Proper 12 A 2014
http://www.lectionarypage.net/YearA_RCL/Pentecost/AProp12_RCL.html
The deepest truth is the one most hidden.
Martin Smith tells the story of how he went to search for an ancient well. He was a theology student in England, and one day he learned that in the Middle Ages there was a holy well outside of the old town where the seminary was located. Like so many of the ancient holy sites the chapel and other buildings at the well were destroyed during the Reformation. The site of the well was neglected and eventually forgotten except in local legend and some historical references.
One Sunday afternoon Martin got a bicycle and, armed with some amateur research as to where to look, set out for the rural area where he thought the holy well was sited. He found himself walking in the midst of a cow pasture, with nothing in sight except grass and weeds and cows and cow pies.
Martin kept walking, although he had no real idea where he was going.
In a low place in the pasture, Martin suddenly sank up to his ankles in mud. Using his hands, Martin dug away the mud and grass. Suddenly his fingertips scraped on stone. Over the course of a couple of hours Martin uncovered a small plaza of rough paving stones surrounding the holy well, still silently providing life-giving water underneath the mud and weeds and cow manure, still waiting to be found.
The most precious gifts lie hidden in plain sight.
Solomon’s famous wisdom is found completely in the simple prayer we heard today: “Give your servant therefore an understanding mind to govern your people, able to discern between good and evil; for who can govern this your great people?" In other words, give me wisdom. In the Hebrew Scriptures wisdom is not simply knowledge as we understand it. Wisdom is a living being, the “Hochma”, feminine and dynamic and creative, present with God at the beginning of all things.

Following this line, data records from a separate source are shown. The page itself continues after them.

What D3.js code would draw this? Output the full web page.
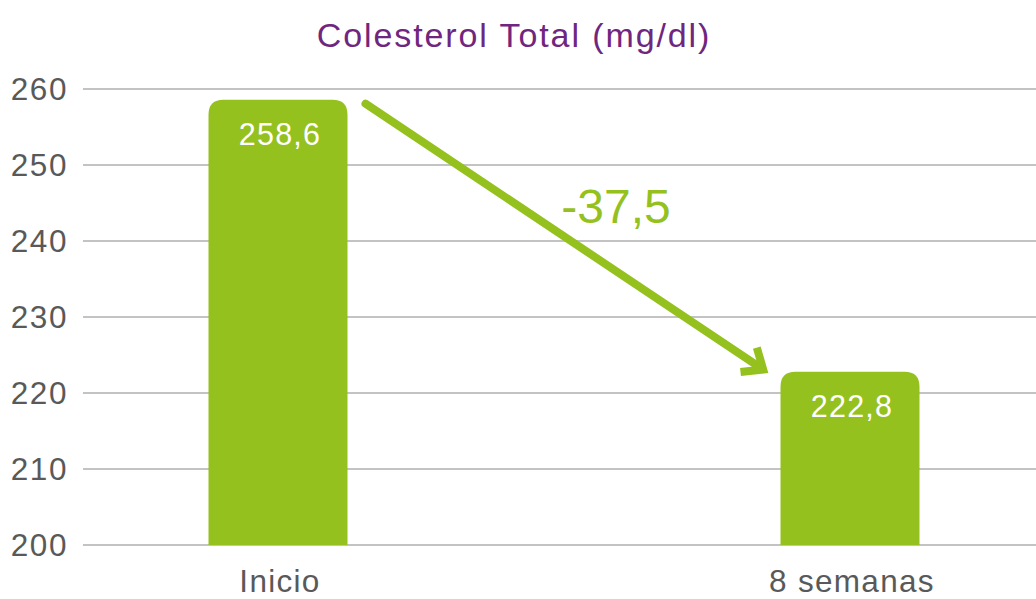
<!DOCTYPE html>
<html>
<head>
<meta charset="utf-8">
<script src="https://cdn.jsdelivr.net/npm/d3@7"></script>
<style>
  body { margin: 0; background: #fff; }
  svg { display: block; font-family: "Liberation Sans", Arial, sans-serif; }
</style>
</head>
<body>
<div id="graph"></div>
<script>
// chart data
var categories = ["Inicio", "8 semanas"];
var values = [258.6, 222.8];
var valueLabels = ["258,6", "222,8"];
var yTicks = [200, 210, 220, 230, 240, 250, 260];
var changeLabel = "-37,5";
var title = "Colesterol Total (mg/dl)";

var width = 1036, height = 599;
var green = "#95c11f";

var svg = d3.select("#graph").append("svg")
  .attr("width", width)
  .attr("height", height);

var y = d3.scaleLinear().domain([200, 260]).range([545, 89]);
var x = d3.scalePoint().domain(categories).range([-8, 1136]).padding(0.5);
var barW = 139, r = 15;

// title
svg.append("text")
  .attr("x", 514).attr("y", 47)
  .attr("text-anchor", "middle")
  .attr("font-size", 34)
  .attr("letter-spacing", 1.9)
  .attr("fill", "#70267e")
  .text(title);

// gridlines + y labels
var yAxis = svg.append("g");
yAxis.selectAll("line")
  .data(yTicks)
  .enter().append("line")
  .attr("x1", 83).attr("x2", width)
  .attr("y1", function(d) { return y(d); })
  .attr("y2", function(d) { return y(d); })
  .attr("stroke", "#c3c3c3")
  .attr("stroke-width", 2);
yAxis.selectAll("text")
  .data(yTicks)
  .enter().append("text")
  .attr("x", 68)
  .attr("y", function(d) { return y(d) + 11; })
  .attr("text-anchor", "end")
  .attr("font-size", 31.5)
  .attr("letter-spacing", 1.6)
  .attr("fill", "#595959")
  .text(function(d) { return d; });

// bars with rounded top corners
function barPath(cx, top, bottom) {
  var x0 = cx - barW / 2, x1 = cx + barW / 2;
  return "M" + x0 + "," + bottom +
    "V" + (top + r) +
    "Q" + x0 + "," + top + " " + (x0 + r) + "," + top +
    "H" + (x1 - r) +
    "Q" + x1 + "," + top + " " + x1 + "," + (top + r) +
    "V" + bottom + "Z";
}
svg.selectAll(".bar")
  .data(values)
  .enter().append("path")
  .attr("class", "bar")
  .attr("fill", green)
  .attr("d", function(d, i) { return barPath(x(categories[i]), y(d), y(200)); });

// value labels inside bars
svg.selectAll(".vlabel")
  .data(values)
  .enter().append("text")
  .attr("class", "vlabel")
  .attr("x", function(d, i) { return x(categories[i]) + 2; })
  .attr("y", function(d) { return y(d) + 45; })
  .attr("text-anchor", "middle")
  .attr("font-size", 30.5)
  .attr("letter-spacing", 1.2)
  .attr("fill", "#fff")
  .text(function(d, i) { return valueLabels[i]; });

// category labels
svg.selectAll(".cat")
  .data(categories)
  .enter().append("text")
  .attr("class", "cat")
  .attr("x", function(d) { return x(d) + 2; })
  .attr("y", 592)
  .attr("text-anchor", "middle")
  .attr("font-size", 31.5)
  .attr("letter-spacing", 1.3)
  .attr("fill", "#595959")
  .text(function(d) { return d; });

// arrow between bars
var sx = x(categories[0]) + barW / 2 + 18, sy = y(values[0]) + 4;
var ex = x(categories[1]) - barW / 2 - 14, ey = y(values[1]);
var ang = Math.atan2(ey - sy, ex - sx);
var back = 6;
svg.append("line")
  .attr("x1", sx).attr("y1", sy)
  .attr("x2", ex - back * Math.cos(ang)).attr("y2", ey - back * Math.sin(ang))
  .attr("stroke", green)
  .attr("stroke-width", 8)
  .attr("stroke-linecap", "round");
var headLen = 26, spread = 0.6;
var p1 = [ex - headLen * Math.cos(ang - spread), ey - headLen * Math.sin(ang - spread)];
var p2 = [ex - headLen * Math.cos(ang + spread), ey - headLen * Math.sin(ang + spread)];
svg.append("path")
  .attr("d", "M" + p1 + "L" + [ex - 4 * Math.cos(ang), ey - 4 * Math.sin(ang)] + "L" + p2)
  .attr("fill", "none")
  .attr("stroke", green)
  .attr("stroke-width", 8)
  .attr("stroke-linejoin", "miter");

svg.append("text")
  .attr("x", 616).attr("y", 223)
  .attr("text-anchor", "middle")
  .attr("font-size", 48)
  .attr("fill", green)
  .text(changeLabel);
</script>
</body>
</html>
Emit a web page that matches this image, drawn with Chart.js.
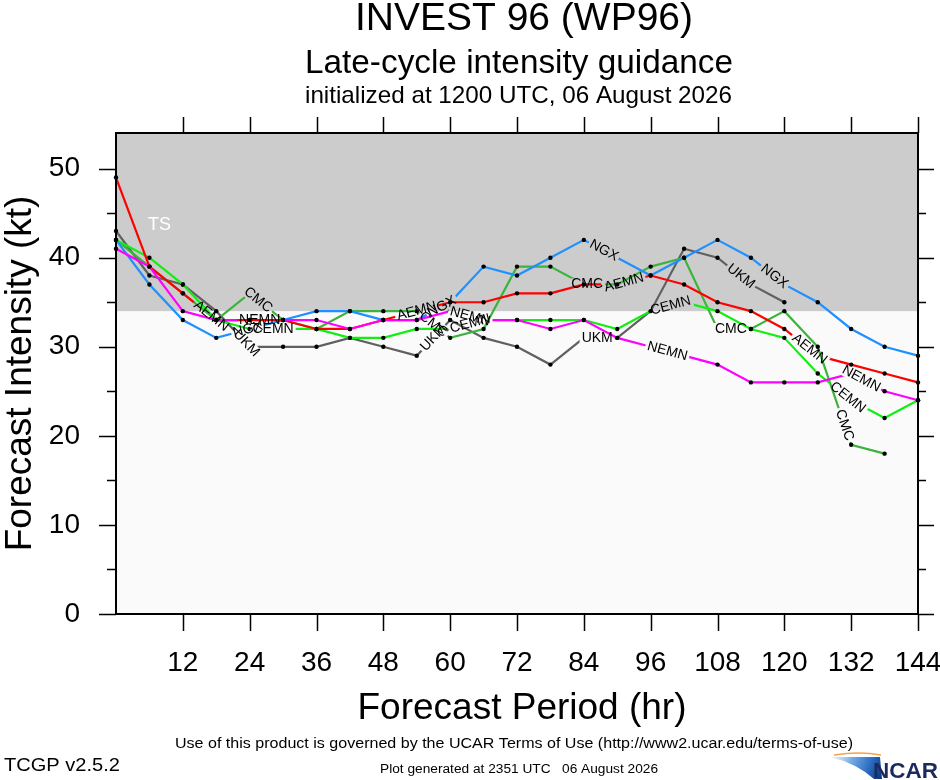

Later, she was known as “Sophia”, “Holy Wisdom” through whom and with whom God continually redeems the chosen people.
In the New Testament she is the Holy Spirit, the breath, the life and depth of God. The Spirit raises Jesus from the dead, and is given to each of us baptized as a sign and seal and promise of glory.
Like Martin Smith’s well, Spirit is the hidden life of God. She hides in plain sight. She hides in our own depths. She is always at prayer within us.
A contemporary monk was asked how it was that he seemed to possess the gift of continuous prayer that St. Paul speaks of several times. His answer also spoke of wells: “I think that prayer was always inside of me, like a spring covered with a stone. Then Jesus came and took away the stone. Prayer has been welling up ever since.”
This is our most precious gift, God-with-us, God-within. When we hunger for prayer and wonder why we cannot pray, the answer is closer to us than our own breath. Spirit is sighing too deep for words within us. God in Christ declares us God’s own. God is for us. God’s gift is given free of charge. Any attempts we make to pray, either alone or gathered here, are simply focused moments when we ask God to take away whatever stone, or mud or weeds or cow manure, that may be obscuring the gift of prayer within us. In the end, it is disarmingly simple, it is so close we have trouble focusing our restless wandering eyes. Small as a seed, humble as yeast, but the treasure hidden in the field. I wonder if the merchant in Jesus’ parable found his treasure under mud and weeds and cow manure?
So often in church we talk about the church, we talk about our experience, we talk about the relationships, we talk about the building and the money and the tasks to be done.
How often do we talk about this: Wisdom given lavishly if we ask, Spirit praying always within us?
Perhaps if we speak about this hidden treasure, this deepest truth, all else will be given as well.